▶ _Directions_: Which lines fall between the line holding "Write the matplotlib code for this chart." and the line holding "plt.rcParams['font.family'] = ['Liberation", inclusive? Retype them exactly, without the pictures, and add nothing else.

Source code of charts
——————

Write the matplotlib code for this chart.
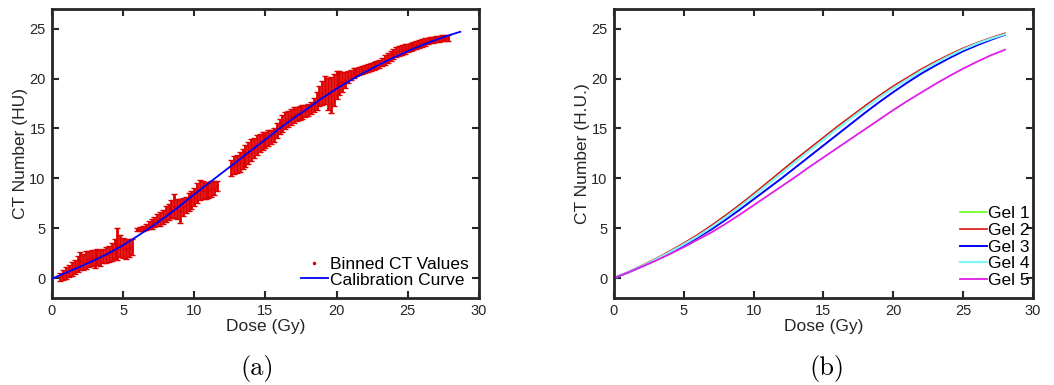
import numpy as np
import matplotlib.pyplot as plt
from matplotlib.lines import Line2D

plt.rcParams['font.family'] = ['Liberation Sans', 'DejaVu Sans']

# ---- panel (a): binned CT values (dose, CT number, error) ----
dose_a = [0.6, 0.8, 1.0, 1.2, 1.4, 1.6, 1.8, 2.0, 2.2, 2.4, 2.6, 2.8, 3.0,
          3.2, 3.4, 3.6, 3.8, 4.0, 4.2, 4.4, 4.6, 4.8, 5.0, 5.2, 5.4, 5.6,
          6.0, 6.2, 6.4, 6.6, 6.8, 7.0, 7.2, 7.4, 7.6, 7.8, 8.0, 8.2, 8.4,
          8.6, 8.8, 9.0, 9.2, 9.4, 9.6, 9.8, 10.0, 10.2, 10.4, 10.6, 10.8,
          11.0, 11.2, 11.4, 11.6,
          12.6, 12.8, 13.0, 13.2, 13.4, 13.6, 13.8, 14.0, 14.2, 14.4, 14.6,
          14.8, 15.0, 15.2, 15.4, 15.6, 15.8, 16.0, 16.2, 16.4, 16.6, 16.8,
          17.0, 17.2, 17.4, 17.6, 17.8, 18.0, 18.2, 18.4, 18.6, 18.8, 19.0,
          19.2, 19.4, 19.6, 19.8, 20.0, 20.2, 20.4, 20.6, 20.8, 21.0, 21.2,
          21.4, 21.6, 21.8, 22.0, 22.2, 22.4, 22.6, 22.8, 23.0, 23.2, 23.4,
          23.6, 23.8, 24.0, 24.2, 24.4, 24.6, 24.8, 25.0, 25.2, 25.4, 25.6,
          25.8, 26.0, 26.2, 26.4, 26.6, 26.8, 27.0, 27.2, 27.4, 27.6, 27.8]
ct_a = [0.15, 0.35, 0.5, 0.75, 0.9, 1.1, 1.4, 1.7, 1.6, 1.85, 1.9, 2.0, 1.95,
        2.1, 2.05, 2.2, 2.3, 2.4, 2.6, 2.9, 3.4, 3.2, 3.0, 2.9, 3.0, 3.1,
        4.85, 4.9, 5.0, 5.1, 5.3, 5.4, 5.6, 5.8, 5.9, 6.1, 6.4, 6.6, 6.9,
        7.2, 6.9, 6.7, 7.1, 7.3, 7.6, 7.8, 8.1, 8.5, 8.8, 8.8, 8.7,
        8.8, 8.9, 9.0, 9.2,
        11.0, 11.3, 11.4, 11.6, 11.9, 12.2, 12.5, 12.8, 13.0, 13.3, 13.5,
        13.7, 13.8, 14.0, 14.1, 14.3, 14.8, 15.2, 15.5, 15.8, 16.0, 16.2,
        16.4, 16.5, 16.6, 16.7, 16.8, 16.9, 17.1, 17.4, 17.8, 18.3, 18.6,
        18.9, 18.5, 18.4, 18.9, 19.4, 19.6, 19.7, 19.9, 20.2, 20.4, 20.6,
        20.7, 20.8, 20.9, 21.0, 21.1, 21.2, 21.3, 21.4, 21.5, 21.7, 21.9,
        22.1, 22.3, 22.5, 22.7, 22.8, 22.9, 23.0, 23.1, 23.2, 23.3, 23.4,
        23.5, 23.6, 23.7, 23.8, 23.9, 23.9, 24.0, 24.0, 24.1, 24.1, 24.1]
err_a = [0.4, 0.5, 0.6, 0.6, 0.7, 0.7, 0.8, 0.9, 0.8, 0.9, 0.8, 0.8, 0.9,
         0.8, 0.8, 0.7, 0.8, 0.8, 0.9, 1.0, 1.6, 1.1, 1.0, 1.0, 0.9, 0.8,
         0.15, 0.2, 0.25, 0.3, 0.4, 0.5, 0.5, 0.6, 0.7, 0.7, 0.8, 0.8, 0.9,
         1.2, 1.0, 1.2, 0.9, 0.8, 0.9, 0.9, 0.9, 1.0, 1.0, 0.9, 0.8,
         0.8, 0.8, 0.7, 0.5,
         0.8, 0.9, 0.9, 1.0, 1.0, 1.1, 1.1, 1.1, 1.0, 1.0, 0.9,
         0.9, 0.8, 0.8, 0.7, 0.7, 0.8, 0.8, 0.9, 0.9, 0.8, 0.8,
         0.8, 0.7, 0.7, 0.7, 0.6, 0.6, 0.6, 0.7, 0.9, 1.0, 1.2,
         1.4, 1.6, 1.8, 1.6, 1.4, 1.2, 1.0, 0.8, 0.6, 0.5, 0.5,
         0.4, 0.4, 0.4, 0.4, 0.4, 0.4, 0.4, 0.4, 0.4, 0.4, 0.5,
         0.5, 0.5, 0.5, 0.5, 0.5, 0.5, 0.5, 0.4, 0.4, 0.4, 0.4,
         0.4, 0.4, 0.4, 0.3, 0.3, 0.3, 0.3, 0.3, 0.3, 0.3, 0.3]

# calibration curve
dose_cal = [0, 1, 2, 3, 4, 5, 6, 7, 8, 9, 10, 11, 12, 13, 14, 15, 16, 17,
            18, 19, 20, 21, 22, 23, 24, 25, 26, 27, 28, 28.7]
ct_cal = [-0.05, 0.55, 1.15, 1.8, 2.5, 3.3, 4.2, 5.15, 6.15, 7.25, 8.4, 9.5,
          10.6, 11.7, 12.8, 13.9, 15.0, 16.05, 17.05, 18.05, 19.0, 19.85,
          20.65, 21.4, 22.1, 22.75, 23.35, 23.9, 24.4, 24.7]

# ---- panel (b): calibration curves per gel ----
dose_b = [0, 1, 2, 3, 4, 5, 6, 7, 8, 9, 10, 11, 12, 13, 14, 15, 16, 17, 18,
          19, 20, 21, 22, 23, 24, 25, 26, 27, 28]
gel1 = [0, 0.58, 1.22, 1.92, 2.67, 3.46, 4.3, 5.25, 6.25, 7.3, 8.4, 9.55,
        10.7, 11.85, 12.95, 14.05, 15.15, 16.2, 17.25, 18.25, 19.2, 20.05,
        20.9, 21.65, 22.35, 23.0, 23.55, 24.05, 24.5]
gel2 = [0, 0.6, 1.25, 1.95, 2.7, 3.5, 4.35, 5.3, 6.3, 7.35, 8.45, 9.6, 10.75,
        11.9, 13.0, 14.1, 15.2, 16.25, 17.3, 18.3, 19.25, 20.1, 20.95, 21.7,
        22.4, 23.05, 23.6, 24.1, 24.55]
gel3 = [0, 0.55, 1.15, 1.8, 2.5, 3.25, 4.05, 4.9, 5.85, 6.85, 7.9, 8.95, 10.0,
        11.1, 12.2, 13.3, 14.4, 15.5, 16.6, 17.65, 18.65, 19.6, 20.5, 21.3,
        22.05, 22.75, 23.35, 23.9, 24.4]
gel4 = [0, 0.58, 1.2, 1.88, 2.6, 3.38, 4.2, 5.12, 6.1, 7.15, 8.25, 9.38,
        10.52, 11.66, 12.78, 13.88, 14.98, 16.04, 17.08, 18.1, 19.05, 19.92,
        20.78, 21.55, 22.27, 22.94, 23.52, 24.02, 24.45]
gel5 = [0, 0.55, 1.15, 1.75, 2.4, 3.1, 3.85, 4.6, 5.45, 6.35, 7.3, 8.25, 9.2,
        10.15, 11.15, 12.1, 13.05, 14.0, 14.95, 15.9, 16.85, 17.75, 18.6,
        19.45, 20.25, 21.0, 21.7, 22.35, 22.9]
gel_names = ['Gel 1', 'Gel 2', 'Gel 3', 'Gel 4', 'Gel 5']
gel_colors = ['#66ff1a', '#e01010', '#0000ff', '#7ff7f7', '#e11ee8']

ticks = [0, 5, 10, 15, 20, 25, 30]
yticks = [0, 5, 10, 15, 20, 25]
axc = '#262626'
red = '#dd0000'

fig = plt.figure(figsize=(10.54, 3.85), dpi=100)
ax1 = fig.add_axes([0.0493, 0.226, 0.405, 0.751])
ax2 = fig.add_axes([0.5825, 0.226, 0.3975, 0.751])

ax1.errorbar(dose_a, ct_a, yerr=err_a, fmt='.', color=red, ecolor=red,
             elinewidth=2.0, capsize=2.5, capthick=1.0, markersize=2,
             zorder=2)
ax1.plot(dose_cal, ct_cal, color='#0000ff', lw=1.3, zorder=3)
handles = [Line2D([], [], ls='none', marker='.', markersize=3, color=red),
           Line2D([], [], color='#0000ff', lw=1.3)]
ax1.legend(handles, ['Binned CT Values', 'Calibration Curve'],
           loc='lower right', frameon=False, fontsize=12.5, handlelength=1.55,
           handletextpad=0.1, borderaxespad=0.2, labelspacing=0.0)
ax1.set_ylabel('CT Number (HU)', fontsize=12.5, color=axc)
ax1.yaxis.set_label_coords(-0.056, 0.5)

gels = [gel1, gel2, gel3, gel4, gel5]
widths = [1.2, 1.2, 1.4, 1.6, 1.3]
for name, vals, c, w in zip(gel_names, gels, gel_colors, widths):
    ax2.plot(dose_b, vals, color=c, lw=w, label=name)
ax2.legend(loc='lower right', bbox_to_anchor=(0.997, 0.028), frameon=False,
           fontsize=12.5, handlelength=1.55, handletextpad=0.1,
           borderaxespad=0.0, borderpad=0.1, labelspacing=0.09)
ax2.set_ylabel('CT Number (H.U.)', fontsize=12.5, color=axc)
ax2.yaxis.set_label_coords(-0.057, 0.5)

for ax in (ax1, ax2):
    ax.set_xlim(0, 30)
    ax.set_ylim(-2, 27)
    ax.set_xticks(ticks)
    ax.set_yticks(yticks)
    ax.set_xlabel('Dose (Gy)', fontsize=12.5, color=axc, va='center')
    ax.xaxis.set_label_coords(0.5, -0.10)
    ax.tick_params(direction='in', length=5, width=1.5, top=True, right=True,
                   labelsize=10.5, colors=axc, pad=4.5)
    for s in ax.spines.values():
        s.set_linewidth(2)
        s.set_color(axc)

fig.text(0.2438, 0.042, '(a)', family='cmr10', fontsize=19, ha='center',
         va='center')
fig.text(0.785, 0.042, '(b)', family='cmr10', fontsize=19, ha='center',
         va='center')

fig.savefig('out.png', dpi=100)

——————

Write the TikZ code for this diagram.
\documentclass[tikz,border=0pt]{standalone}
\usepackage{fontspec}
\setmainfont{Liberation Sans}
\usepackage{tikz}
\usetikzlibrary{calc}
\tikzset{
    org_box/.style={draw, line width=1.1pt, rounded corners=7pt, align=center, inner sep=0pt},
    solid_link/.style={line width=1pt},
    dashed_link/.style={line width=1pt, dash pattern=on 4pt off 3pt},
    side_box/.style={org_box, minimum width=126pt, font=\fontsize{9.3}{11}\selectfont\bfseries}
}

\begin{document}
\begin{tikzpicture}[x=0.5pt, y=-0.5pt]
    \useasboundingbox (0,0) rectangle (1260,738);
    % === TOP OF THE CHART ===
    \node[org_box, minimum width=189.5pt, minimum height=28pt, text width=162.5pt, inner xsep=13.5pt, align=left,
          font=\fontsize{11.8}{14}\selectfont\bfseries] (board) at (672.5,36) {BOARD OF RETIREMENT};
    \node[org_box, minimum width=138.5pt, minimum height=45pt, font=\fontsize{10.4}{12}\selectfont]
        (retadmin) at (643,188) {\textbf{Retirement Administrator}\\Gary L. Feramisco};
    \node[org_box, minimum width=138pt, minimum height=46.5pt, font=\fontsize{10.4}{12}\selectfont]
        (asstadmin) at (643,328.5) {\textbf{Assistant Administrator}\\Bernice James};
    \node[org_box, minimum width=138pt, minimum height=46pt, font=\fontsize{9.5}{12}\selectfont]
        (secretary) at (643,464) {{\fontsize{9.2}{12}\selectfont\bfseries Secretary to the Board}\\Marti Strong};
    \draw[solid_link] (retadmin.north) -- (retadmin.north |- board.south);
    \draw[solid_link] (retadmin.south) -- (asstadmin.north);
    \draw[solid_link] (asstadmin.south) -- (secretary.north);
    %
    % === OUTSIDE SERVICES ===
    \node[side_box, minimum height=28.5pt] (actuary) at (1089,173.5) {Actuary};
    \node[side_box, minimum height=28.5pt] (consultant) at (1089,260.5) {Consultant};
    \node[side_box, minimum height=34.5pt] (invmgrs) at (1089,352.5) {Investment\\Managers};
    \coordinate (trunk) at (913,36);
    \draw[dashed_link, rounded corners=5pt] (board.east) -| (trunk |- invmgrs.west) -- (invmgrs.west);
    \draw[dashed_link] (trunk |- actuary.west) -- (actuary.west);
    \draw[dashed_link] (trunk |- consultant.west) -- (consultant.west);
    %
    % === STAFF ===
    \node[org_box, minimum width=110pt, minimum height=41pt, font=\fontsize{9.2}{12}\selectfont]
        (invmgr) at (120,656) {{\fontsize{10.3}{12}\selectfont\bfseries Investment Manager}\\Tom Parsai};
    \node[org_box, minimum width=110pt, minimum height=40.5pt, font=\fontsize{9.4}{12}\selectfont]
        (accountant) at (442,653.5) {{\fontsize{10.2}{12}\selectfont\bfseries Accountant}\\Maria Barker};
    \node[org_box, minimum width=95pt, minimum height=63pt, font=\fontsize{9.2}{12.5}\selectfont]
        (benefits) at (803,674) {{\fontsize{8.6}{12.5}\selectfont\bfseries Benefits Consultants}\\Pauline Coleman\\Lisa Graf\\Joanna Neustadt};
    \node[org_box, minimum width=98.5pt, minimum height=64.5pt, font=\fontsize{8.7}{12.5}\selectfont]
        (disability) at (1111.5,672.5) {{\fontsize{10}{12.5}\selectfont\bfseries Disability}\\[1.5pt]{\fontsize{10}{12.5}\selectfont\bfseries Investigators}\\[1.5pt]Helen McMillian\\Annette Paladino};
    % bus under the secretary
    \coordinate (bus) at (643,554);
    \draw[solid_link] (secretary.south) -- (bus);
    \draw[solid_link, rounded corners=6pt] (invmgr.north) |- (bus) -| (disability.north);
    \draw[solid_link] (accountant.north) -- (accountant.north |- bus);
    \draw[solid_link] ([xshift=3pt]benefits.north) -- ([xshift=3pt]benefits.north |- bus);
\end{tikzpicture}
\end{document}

——————

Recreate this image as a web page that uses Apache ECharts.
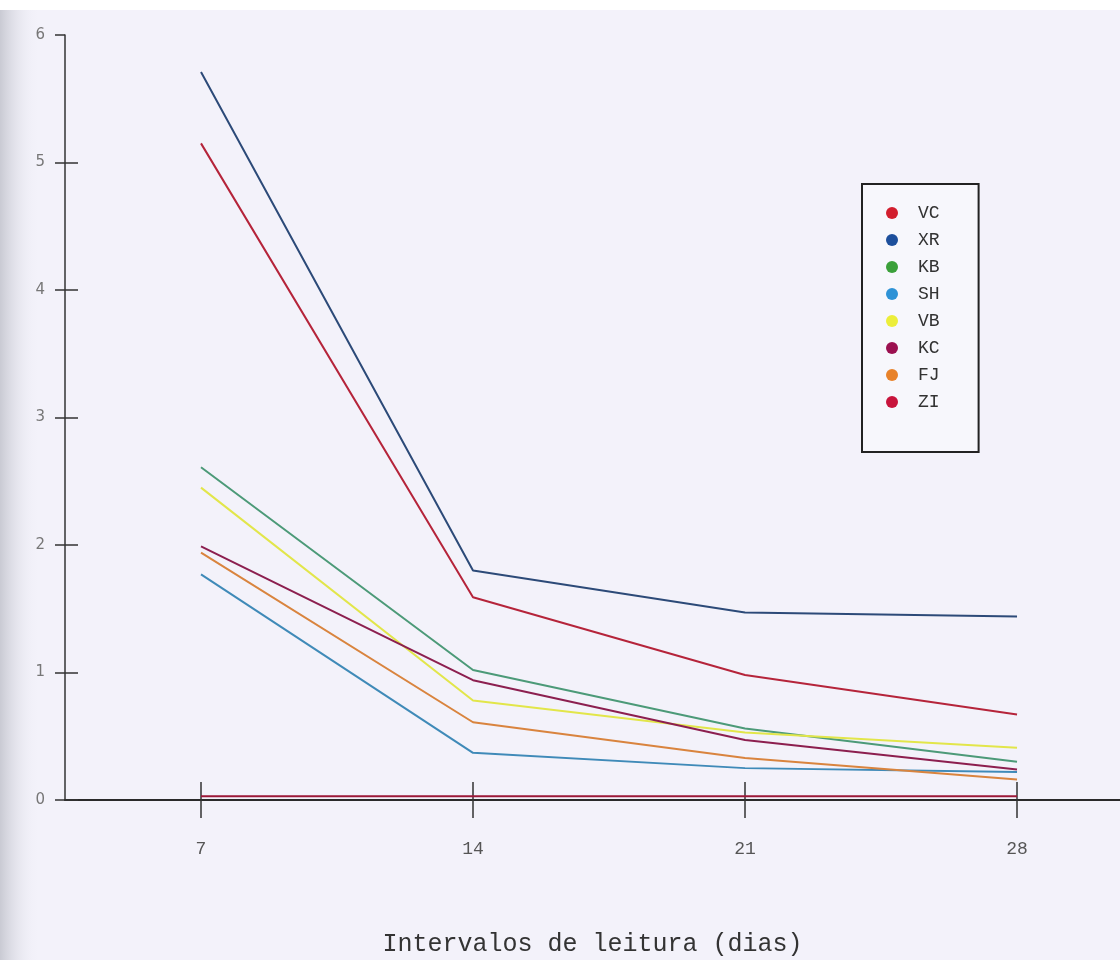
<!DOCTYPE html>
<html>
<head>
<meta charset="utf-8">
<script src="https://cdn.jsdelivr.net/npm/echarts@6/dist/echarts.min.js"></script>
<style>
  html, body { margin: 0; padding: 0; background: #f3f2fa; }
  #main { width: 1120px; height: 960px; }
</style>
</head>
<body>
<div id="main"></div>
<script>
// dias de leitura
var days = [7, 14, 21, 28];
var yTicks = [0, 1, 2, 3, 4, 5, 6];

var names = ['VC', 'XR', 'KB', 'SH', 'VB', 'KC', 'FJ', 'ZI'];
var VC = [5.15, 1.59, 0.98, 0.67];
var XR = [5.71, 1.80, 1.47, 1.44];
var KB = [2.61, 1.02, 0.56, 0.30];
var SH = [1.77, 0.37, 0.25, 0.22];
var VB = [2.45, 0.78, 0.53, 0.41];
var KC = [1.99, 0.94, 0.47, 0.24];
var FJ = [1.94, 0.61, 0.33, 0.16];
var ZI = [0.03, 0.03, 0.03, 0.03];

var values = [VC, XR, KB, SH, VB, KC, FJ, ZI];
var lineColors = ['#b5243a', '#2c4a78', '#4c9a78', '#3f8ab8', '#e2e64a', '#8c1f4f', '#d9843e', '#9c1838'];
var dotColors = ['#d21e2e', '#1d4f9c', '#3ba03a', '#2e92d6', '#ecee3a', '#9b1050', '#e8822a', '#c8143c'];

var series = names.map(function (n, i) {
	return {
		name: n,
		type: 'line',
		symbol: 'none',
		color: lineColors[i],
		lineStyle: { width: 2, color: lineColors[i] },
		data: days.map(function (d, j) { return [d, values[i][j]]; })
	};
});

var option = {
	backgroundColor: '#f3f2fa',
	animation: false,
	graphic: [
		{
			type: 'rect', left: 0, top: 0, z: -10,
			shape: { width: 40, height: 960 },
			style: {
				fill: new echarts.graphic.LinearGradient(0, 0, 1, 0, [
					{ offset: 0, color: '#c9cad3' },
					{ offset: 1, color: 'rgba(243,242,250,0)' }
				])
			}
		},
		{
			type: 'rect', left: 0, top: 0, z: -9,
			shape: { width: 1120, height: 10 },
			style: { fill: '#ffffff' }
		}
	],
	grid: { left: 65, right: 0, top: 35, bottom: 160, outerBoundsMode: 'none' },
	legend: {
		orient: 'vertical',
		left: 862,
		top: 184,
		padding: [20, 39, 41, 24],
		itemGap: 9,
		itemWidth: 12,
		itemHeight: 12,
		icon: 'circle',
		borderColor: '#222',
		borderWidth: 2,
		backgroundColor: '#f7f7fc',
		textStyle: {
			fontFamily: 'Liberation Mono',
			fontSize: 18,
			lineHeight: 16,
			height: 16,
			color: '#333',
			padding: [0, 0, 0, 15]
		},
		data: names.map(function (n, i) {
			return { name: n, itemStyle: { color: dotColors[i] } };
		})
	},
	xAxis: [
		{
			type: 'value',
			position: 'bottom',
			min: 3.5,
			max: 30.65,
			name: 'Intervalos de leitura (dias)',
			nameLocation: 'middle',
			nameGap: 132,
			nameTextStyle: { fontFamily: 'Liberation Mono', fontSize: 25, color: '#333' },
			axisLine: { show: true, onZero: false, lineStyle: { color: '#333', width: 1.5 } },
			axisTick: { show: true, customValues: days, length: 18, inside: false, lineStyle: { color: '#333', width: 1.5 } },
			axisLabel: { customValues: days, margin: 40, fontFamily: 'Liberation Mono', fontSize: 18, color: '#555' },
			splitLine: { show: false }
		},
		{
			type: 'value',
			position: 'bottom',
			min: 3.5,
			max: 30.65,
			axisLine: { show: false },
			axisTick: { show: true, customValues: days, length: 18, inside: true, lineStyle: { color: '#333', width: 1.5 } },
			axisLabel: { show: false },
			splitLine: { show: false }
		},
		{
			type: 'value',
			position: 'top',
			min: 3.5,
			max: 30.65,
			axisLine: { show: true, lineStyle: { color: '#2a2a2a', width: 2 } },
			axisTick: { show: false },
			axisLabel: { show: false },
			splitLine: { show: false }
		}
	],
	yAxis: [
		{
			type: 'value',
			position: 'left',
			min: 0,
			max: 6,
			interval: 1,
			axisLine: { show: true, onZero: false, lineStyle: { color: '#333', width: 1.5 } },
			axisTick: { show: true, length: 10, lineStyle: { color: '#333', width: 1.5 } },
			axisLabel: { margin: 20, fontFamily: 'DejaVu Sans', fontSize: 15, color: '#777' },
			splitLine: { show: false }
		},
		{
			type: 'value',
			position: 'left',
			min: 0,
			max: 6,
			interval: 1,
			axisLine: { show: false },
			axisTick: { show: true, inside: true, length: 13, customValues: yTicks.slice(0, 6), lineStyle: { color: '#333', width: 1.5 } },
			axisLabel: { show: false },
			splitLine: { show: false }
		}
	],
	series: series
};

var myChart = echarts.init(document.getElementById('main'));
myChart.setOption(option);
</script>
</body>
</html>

——————

▶ _Solution for this exercise_:
Write the matplotlib code for this chart.
import numpy as np
import matplotlib.pyplot as plt
from matplotlib.lines import Line2D

plt.rcParams['font.family'] = ['Liberation Sans', 'DejaVu Sans']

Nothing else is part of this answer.